Supplied data:
........
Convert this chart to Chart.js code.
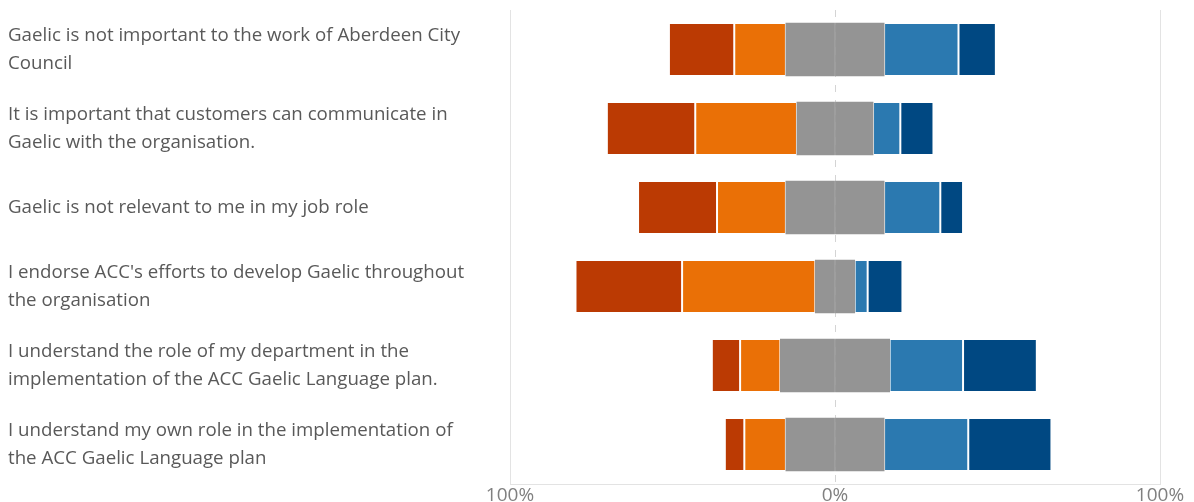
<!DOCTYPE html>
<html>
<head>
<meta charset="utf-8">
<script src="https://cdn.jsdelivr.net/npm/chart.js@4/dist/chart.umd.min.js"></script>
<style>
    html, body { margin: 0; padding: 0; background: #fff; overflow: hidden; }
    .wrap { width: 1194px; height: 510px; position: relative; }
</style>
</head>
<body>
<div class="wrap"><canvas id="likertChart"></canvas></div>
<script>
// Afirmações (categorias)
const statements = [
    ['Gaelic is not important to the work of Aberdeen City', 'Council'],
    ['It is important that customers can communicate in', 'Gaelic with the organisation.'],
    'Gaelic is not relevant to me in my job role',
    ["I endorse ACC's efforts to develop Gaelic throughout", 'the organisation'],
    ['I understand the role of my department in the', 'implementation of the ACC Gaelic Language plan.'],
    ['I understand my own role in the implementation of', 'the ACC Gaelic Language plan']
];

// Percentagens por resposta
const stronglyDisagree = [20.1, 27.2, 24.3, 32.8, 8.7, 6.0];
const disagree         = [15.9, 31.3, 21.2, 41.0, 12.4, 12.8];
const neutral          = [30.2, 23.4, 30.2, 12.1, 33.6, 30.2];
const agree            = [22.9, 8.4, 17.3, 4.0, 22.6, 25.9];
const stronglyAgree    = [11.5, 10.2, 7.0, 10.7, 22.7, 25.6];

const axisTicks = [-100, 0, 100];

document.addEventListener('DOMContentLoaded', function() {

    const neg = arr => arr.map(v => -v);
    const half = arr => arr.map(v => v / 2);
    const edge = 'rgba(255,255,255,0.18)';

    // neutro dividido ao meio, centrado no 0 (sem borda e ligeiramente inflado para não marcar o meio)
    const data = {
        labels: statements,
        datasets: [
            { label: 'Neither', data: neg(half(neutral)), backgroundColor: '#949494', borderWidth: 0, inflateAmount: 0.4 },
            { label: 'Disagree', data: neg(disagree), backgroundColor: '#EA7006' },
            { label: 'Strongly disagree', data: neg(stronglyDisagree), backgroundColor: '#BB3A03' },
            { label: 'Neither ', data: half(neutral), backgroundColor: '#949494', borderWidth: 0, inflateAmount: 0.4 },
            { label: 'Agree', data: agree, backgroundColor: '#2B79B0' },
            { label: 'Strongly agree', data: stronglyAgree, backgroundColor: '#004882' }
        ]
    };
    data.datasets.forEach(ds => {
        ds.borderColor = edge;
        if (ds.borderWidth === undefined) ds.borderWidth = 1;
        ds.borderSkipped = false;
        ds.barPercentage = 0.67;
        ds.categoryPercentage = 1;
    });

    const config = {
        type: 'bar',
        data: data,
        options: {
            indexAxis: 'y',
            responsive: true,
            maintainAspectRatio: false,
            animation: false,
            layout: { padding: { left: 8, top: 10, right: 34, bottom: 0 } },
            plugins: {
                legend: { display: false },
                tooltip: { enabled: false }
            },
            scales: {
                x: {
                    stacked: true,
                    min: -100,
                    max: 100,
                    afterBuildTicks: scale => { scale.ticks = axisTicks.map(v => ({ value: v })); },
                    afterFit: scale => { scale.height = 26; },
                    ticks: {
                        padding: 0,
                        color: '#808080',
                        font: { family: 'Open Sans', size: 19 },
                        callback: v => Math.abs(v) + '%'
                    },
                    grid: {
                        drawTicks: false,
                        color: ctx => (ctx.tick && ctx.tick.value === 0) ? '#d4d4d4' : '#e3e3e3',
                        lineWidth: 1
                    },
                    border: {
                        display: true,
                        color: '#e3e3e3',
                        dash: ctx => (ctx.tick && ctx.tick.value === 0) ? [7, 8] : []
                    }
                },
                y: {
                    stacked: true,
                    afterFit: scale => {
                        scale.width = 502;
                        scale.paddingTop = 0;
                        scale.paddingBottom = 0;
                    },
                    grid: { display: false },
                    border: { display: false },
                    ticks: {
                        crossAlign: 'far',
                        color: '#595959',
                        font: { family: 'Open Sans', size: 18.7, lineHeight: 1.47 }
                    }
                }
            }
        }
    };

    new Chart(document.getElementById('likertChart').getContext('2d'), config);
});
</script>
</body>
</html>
........
What to produce: Copy the data word for word. Pictures do not go in the copy.

Problem solution:
Convert this chart to Chart.js code.
<!DOCTYPE html>
<html>
<head>
<meta charset="utf-8">
<script src="https://cdn.jsdelivr.net/npm/chart.js@4/dist/chart.umd.min.js"></script>
<style>
    html, body { margin: 0; padding: 0; background: #fff; overflow: hidden; }
    .wrap { width: 1194px; height: 510px; position: relative; }
</style>
</head>
<body>
<div class="wrap"><canvas id="likertChart"></canvas></div>
<script>
// Afirmações (categorias)
const statements = [
    ['Gaelic is not important to the work of Aberdeen City', 'Council'],
    ['It is important that customers can communicate in', 'Gaelic with the organisation.'],
    'Gaelic is not relevant to me in my job role',
    ["I endorse ACC's efforts to develop Gaelic throughout", 'the organisation'],
    ['I understand the role of my department in the', 'implementation of the ACC Gaelic Language plan.'],
    ['I understand my own role in the implementation of', 'the ACC Gaelic Language plan']
];

// Percentagens por resposta
const stronglyDisagree = [20.1, 27.2, 24.3, 32.8, 8.7, 6.0];
const disagree         = [15.9, 31.3, 21.2, 41.0, 12.4, 12.8];
const neutral          = [30.2, 23.4, 30.2, 12.1, 33.6, 30.2];
const agree            = [22.9, 8.4, 17.3, 4.0, 22.6, 25.9];
const stronglyAgree    = [11.5, 10.2, 7.0, 10.7, 22.7, 25.6];

const axisTicks = [-100, 0, 100];

document.addEventListener('DOMContentLoaded', function() {

    const neg = arr => arr.map(v => -v);
    const half = arr => arr.map(v => v / 2);
    const edge = 'rgba(255,255,255,0.18)';

    // neutro dividido ao meio, centrado no 0 (sem borda e ligeiramente inflado para não marcar o meio)
    const data = {
        labels: statements,
        datasets: [
            { label: 'Neither', data: neg(half(neutral)), backgroundColor: '#949494', borderWidth: 0, inflateAmount: 0.4 },
            { label: 'Disagree', data: neg(disagree), backgroundColor: '#EA7006' },
            { label: 'Strongly disagree', data: neg(stronglyDisagree), backgroundColor: '#BB3A03' },
            { label: 'Neither ', data: half(neutral), backgroundColor: '#949494', borderWidth: 0, inflateAmount: 0.4 },
            { label: 'Agree', data: agree, backgroundColor: '#2B79B0' },
            { label: 'Strongly agree', data: stronglyAgree, backgroundColor: '#004882' }
        ]
    };
    data.datasets.forEach(ds => {
        ds.borderColor = edge;
        if (ds.borderWidth === undefined) ds.borderWidth = 1;
        ds.borderSkipped = false;
        ds.barPercentage = 0.67;
        ds.categoryPercentage = 1;
    });

    const config = {
        type: 'bar',
        data: data,
        options: {
            indexAxis: 'y',
            responsive: true,
            maintainAspectRatio: false,
            animation: false,
            layout: { padding: { left: 8, top: 10, right: 34, bottom: 0 } },
            plugins: {
                legend: { display: false },
                tooltip: { enabled: false }
            },
            scales: {
                x: {
                    stacked: true,
                    min: -100,
                    max: 100,
                    afterBuildTicks: scale => { scale.ticks = axisTicks.map(v => ({ value: v })); },
                    afterFit: scale => { scale.height = 26; },
                    ticks: {
                        padding: 0,
                        color: '#808080',
                        font: { family: 'Open Sans', size: 19 },
                        callback: v => Math.abs(v) + '%'
                    },
                    grid: {
                        drawTicks: false,
                        color: ctx => (ctx.tick && ctx.tick.value === 0) ? '#d4d4d4' : '#e3e3e3',
                        lineWidth: 1
                    },
                    border: {
                        display: true,
                        color: '#e3e3e3',
                        dash: ctx => (ctx.tick && ctx.tick.value === 0) ? [7, 8] : []
                    }
                },
                y: {
                    stacked: true,
                    afterFit: scale => {
                        scale.width = 502;
                        scale.paddingTop = 0;
                        scale.paddingBottom = 0;
                    },
                    grid: { display: false },
                    border: { display: false },
                    ticks: {
                        crossAlign: 'far',
                        color: '#595959',
                        font: { family: 'Open Sans', size: 18.7, lineHeight: 1.47 }
                    }
                }
            }
        }
    };

    new Chart(document.getElementById('likertChart').getContext('2d'), config);
});
</script>
</body>
</html>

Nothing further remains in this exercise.